DATASET EXCERPTS |

— START —

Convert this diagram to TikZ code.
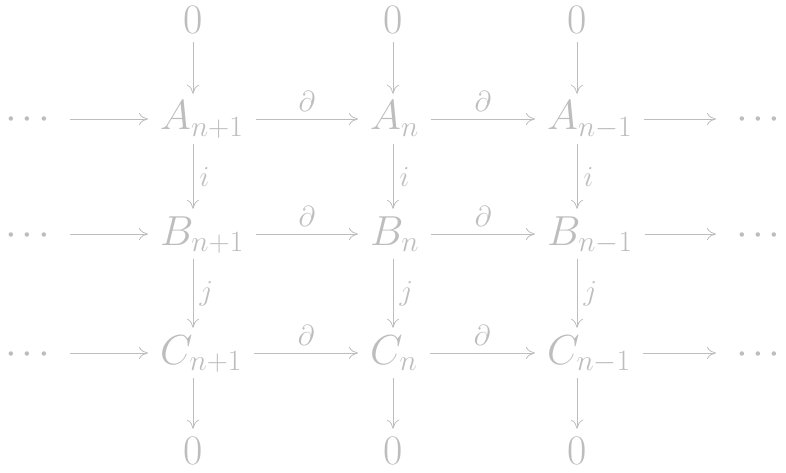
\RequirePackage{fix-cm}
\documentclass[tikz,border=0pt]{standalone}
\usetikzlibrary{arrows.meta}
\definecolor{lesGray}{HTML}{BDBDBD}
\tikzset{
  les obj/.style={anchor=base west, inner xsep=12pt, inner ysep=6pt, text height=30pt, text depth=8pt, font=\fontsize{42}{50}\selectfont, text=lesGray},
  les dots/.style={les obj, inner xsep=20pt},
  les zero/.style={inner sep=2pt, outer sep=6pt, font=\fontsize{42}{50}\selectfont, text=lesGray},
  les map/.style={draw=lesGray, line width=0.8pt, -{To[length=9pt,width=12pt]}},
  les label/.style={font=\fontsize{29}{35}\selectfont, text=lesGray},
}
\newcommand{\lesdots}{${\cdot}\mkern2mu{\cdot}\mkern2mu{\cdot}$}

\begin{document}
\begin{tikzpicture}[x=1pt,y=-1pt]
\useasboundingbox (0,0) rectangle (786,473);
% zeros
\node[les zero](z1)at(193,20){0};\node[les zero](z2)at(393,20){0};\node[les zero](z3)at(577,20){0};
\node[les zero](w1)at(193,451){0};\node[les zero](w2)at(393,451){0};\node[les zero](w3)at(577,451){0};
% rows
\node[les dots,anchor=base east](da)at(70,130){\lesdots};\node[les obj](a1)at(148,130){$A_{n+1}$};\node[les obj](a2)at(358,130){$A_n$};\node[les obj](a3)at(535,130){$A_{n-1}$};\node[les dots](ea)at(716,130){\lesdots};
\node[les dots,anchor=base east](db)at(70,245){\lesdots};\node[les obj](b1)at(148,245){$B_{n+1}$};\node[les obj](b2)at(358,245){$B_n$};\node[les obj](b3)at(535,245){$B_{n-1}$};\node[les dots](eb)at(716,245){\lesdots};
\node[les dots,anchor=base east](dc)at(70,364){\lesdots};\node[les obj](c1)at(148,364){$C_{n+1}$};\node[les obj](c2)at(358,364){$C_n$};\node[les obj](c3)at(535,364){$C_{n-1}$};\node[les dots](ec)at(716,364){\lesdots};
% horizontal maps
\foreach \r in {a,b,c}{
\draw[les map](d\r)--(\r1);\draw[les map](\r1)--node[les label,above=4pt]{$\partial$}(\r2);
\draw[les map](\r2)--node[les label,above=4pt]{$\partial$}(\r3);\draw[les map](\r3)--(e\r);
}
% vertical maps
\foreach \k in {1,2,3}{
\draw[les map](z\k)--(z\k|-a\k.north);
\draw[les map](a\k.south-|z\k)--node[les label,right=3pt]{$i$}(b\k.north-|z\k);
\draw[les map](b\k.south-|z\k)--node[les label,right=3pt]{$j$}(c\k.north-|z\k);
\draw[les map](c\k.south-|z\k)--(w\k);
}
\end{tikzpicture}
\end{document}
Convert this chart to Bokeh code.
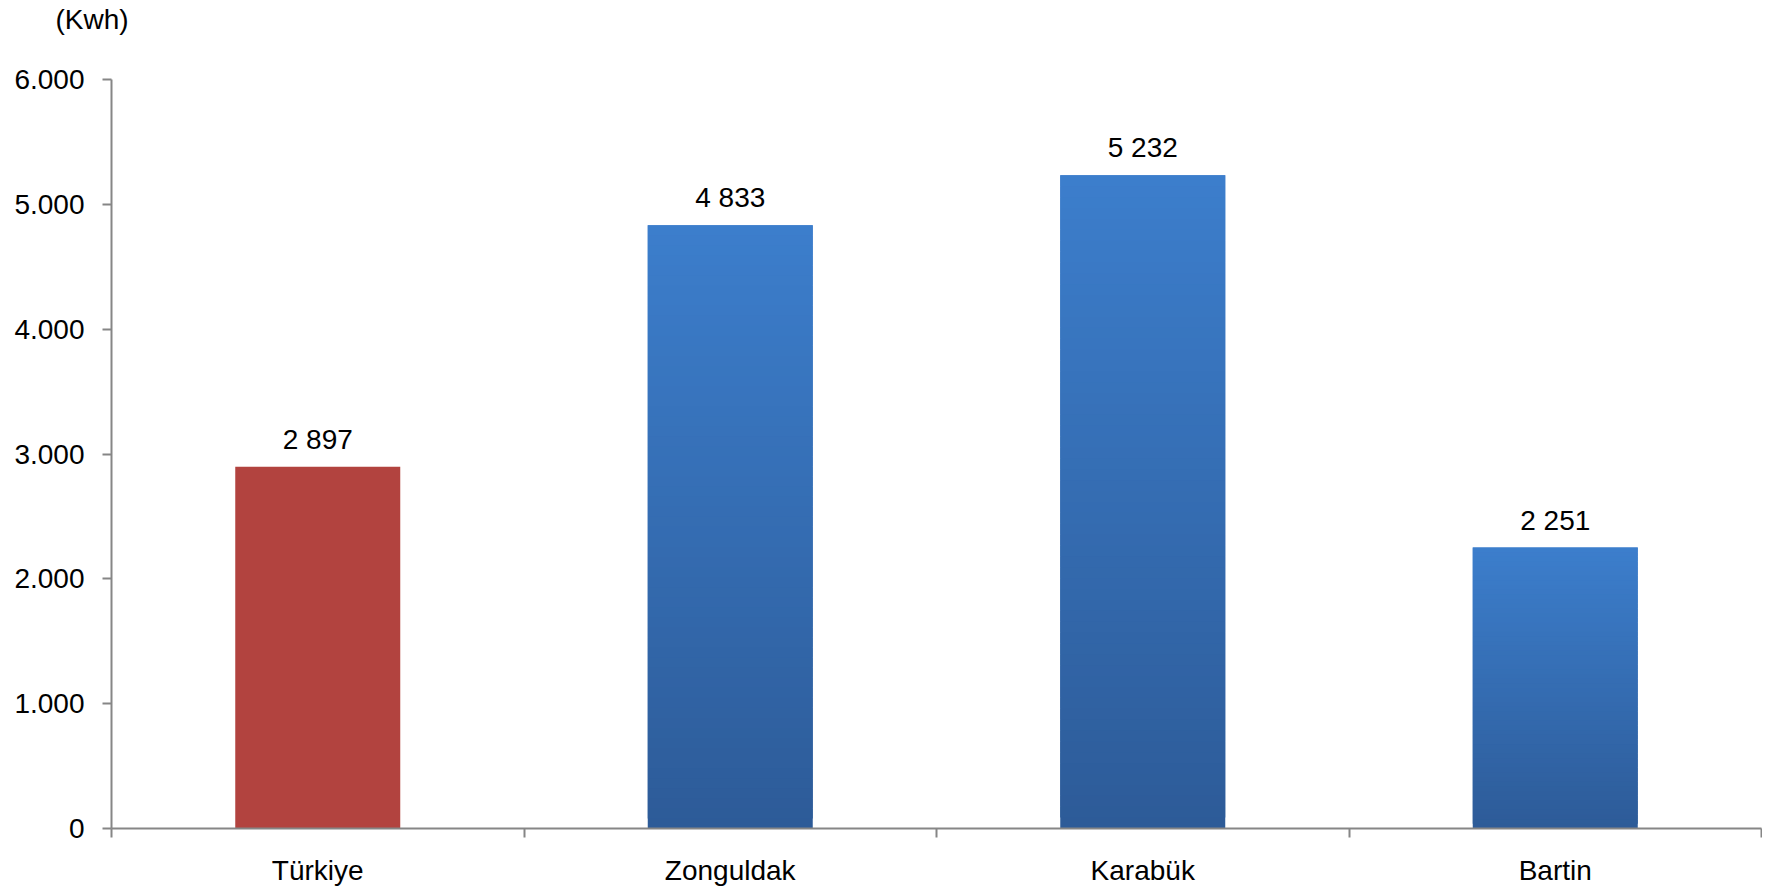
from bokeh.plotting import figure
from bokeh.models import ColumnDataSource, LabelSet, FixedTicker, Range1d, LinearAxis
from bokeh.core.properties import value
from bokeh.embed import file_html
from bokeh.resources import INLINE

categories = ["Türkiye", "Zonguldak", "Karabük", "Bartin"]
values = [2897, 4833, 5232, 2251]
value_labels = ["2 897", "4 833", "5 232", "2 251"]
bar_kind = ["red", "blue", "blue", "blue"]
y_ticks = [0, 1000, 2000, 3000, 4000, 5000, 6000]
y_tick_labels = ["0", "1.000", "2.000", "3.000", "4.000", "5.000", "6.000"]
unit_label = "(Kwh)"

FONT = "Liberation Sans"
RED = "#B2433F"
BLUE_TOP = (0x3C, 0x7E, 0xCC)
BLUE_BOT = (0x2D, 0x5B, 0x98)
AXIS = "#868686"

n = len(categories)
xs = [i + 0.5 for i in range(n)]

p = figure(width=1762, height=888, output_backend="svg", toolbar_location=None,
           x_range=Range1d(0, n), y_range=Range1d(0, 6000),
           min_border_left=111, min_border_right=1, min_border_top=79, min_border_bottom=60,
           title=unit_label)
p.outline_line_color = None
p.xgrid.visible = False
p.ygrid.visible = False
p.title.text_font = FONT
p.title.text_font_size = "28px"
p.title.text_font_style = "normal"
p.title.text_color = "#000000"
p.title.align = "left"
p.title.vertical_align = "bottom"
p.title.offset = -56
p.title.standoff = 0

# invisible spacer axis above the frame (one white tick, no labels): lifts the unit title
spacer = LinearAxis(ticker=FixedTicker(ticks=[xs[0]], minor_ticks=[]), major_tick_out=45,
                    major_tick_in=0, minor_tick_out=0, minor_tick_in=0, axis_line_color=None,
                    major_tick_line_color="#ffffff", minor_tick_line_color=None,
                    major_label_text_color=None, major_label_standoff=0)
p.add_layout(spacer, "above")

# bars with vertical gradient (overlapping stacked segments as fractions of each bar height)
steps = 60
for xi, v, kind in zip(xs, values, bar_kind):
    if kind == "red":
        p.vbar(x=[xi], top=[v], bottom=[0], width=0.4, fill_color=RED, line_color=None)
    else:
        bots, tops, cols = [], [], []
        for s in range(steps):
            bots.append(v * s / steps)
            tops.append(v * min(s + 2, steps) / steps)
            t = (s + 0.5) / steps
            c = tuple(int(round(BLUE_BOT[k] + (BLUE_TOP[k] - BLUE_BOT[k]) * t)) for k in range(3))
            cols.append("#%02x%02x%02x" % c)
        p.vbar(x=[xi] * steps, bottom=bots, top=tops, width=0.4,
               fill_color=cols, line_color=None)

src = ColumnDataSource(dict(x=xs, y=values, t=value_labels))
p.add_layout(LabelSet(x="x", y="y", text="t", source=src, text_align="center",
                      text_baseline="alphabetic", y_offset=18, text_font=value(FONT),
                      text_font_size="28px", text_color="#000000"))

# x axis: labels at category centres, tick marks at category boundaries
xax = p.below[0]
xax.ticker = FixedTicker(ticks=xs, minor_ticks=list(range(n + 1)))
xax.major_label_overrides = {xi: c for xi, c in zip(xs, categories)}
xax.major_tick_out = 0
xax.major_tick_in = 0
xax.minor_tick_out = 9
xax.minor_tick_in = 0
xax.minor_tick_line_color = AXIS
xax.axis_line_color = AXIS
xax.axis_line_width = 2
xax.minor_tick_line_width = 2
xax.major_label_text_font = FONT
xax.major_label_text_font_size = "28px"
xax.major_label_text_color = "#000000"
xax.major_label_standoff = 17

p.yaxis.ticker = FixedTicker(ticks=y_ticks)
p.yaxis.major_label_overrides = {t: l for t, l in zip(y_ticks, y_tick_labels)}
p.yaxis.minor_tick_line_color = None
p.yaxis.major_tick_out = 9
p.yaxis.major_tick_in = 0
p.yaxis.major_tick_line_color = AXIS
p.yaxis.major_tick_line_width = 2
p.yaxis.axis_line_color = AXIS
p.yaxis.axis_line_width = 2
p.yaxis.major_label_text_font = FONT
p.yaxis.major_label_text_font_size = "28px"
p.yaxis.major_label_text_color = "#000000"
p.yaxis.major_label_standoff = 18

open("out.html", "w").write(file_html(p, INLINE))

— END —

EXERCISE |
Repeat everything in the records precisely. Images are excluded from the copy.

RESULT OF THIS TASK |
Convert this diagram to TikZ code.
\RequirePackage{fix-cm}
\documentclass[tikz,border=0pt]{standalone}
\usetikzlibrary{arrows.meta}
\definecolor{lesGray}{HTML}{BDBDBD}
\tikzset{
  les obj/.style={anchor=base west, inner xsep=12pt, inner ysep=6pt, text height=30pt, text depth=8pt, font=\fontsize{42}{50}\selectfont, text=lesGray},
  les dots/.style={les obj, inner xsep=20pt},
  les zero/.style={inner sep=2pt, outer sep=6pt, font=\fontsize{42}{50}\selectfont, text=lesGray},
  les map/.style={draw=lesGray, line width=0.8pt, -{To[length=9pt,width=12pt]}},
  les label/.style={font=\fontsize{29}{35}\selectfont, text=lesGray},
}
\newcommand{\lesdots}{${\cdot}\mkern2mu{\cdot}\mkern2mu{\cdot}$}

\begin{document}
\begin{tikzpicture}[x=1pt,y=-1pt]
\useasboundingbox (0,0) rectangle (786,473);
% zeros
\node[les zero](z1)at(193,20){0};\node[les zero](z2)at(393,20){0};\node[les zero](z3)at(577,20){0};
\node[les zero](w1)at(193,451){0};\node[les zero](w2)at(393,451){0};\node[les zero](w3)at(577,451){0};
% rows
\node[les dots,anchor=base east](da)at(70,130){\lesdots};\node[les obj](a1)at(148,130){$A_{n+1}$};\node[les obj](a2)at(358,130){$A_n$};\node[les obj](a3)at(535,130){$A_{n-1}$};\node[les dots](ea)at(716,130){\lesdots};
\node[les dots,anchor=base east](db)at(70,245){\lesdots};\node[les obj](b1)at(148,245){$B_{n+1}$};\node[les obj](b2)at(358,245){$B_n$};\node[les obj](b3)at(535,245){$B_{n-1}$};\node[les dots](eb)at(716,245){\lesdots};
\node[les dots,anchor=base east](dc)at(70,364){\lesdots};\node[les obj](c1)at(148,364){$C_{n+1}$};\node[les obj](c2)at(358,364){$C_n$};\node[les obj](c3)at(535,364){$C_{n-1}$};\node[les dots](ec)at(716,364){\lesdots};
% horizontal maps
\foreach \r in {a,b,c}{
\draw[les map](d\r)--(\r1);\draw[les map](\r1)--node[les label,above=4pt]{$\partial$}(\r2);
\draw[les map](\r2)--node[les label,above=4pt]{$\partial$}(\r3);\draw[les map](\r3)--(e\r);
}
% vertical maps
\foreach \k in {1,2,3}{
\draw[les map](z\k)--(z\k|-a\k.north);
\draw[les map](a\k.south-|z\k)--node[les label,right=3pt]{$i$}(b\k.north-|z\k);
\draw[les map](b\k.south-|z\k)--node[les label,right=3pt]{$j$}(c\k.north-|z\k);
\draw[les map](c\k.south-|z\k)--(w\k);
}
\end{tikzpicture}
\end{document}
Convert this chart to Bokeh code.
from bokeh.plotting import figure
from bokeh.models import ColumnDataSource, LabelSet, FixedTicker, Range1d, LinearAxis
from bokeh.core.properties import value
from bokeh.embed import file_html
from bokeh.resources import INLINE

categories = ["Türkiye", "Zonguldak", "Karabük", "Bartin"]
values = [2897, 4833, 5232, 2251]
value_labels = ["2 897", "4 833", "5 232", "2 251"]
bar_kind = ["red", "blue", "blue", "blue"]
y_ticks = [0, 1000, 2000, 3000, 4000, 5000, 6000]
y_tick_labels = ["0", "1.000", "2.000", "3.000", "4.000", "5.000", "6.000"]
unit_label = "(Kwh)"

FONT = "Liberation Sans"
RED = "#B2433F"
BLUE_TOP = (0x3C, 0x7E, 0xCC)
BLUE_BOT = (0x2D, 0x5B, 0x98)
AXIS = "#868686"

n = len(categories)
xs = [i + 0.5 for i in range(n)]

p = figure(width=1762, height=888, output_backend="svg", toolbar_location=None,
           x_range=Range1d(0, n), y_range=Range1d(0, 6000),
           min_border_left=111, min_border_right=1, min_border_top=79, min_border_bottom=60,
           title=unit_label)
p.outline_line_color = None
p.xgrid.visible = False
p.ygrid.visible = False
p.title.text_font = FONT
p.title.text_font_size = "28px"
p.title.text_font_style = "normal"
p.title.text_color = "#000000"
p.title.align = "left"
p.title.vertical_align = "bottom"
p.title.offset = -56
p.title.standoff = 0

# invisible spacer axis above the frame (one white tick, no labels): lifts the unit title
spacer = LinearAxis(ticker=FixedTicker(ticks=[xs[0]], minor_ticks=[]), major_tick_out=45,
                    major_tick_in=0, minor_tick_out=0, minor_tick_in=0, axis_line_color=None,
                    major_tick_line_color="#ffffff", minor_tick_line_color=None,
                    major_label_text_color=None, major_label_standoff=0)
p.add_layout(spacer, "above")

# bars with vertical gradient (overlapping stacked segments as fractions of each bar height)
steps = 60
for xi, v, kind in zip(xs, values, bar_kind):
    if kind == "red":
        p.vbar(x=[xi], top=[v], bottom=[0], width=0.4, fill_color=RED, line_color=None)
    else:
        bots, tops, cols = [], [], []
        for s in range(steps):
            bots.append(v * s / steps)
            tops.append(v * min(s + 2, steps) / steps)
            t = (s + 0.5) / steps
            c = tuple(int(round(BLUE_BOT[k] + (BLUE_TOP[k] - BLUE_BOT[k]) * t)) for k in range(3))
            cols.append("#%02x%02x%02x" % c)
        p.vbar(x=[xi] * steps, bottom=bots, top=tops, width=0.4,
               fill_color=cols, line_color=None)

src = ColumnDataSource(dict(x=xs, y=values, t=value_labels))
p.add_layout(LabelSet(x="x", y="y", text="t", source=src, text_align="center",
                      text_baseline="alphabetic", y_offset=18, text_font=value(FONT),
                      text_font_size="28px", text_color="#000000"))

# x axis: labels at category centres, tick marks at category boundaries
xax = p.below[0]
xax.ticker = FixedTicker(ticks=xs, minor_ticks=list(range(n + 1)))
xax.major_label_overrides = {xi: c for xi, c in zip(xs, categories)}
xax.major_tick_out = 0
xax.major_tick_in = 0
xax.minor_tick_out = 9
xax.minor_tick_in = 0
xax.minor_tick_line_color = AXIS
xax.axis_line_color = AXIS
xax.axis_line_width = 2
xax.minor_tick_line_width = 2
xax.major_label_text_font = FONT
xax.major_label_text_font_size = "28px"
xax.major_label_text_color = "#000000"
xax.major_label_standoff = 17

p.yaxis.ticker = FixedTicker(ticks=y_ticks)
p.yaxis.major_label_overrides = {t: l for t, l in zip(y_ticks, y_tick_labels)}
p.yaxis.minor_tick_line_color = None
p.yaxis.major_tick_out = 9
p.yaxis.major_tick_in = 0
p.yaxis.major_tick_line_color = AXIS
p.yaxis.major_tick_line_width = 2
p.yaxis.axis_line_color = AXIS
p.yaxis.axis_line_width = 2
p.yaxis.major_label_text_font = FONT
p.yaxis.major_label_text_font_size = "28px"
p.yaxis.major_label_text_color = "#000000"
p.yaxis.major_label_standoff = 18

open("out.html", "w").write(file_html(p, INLINE))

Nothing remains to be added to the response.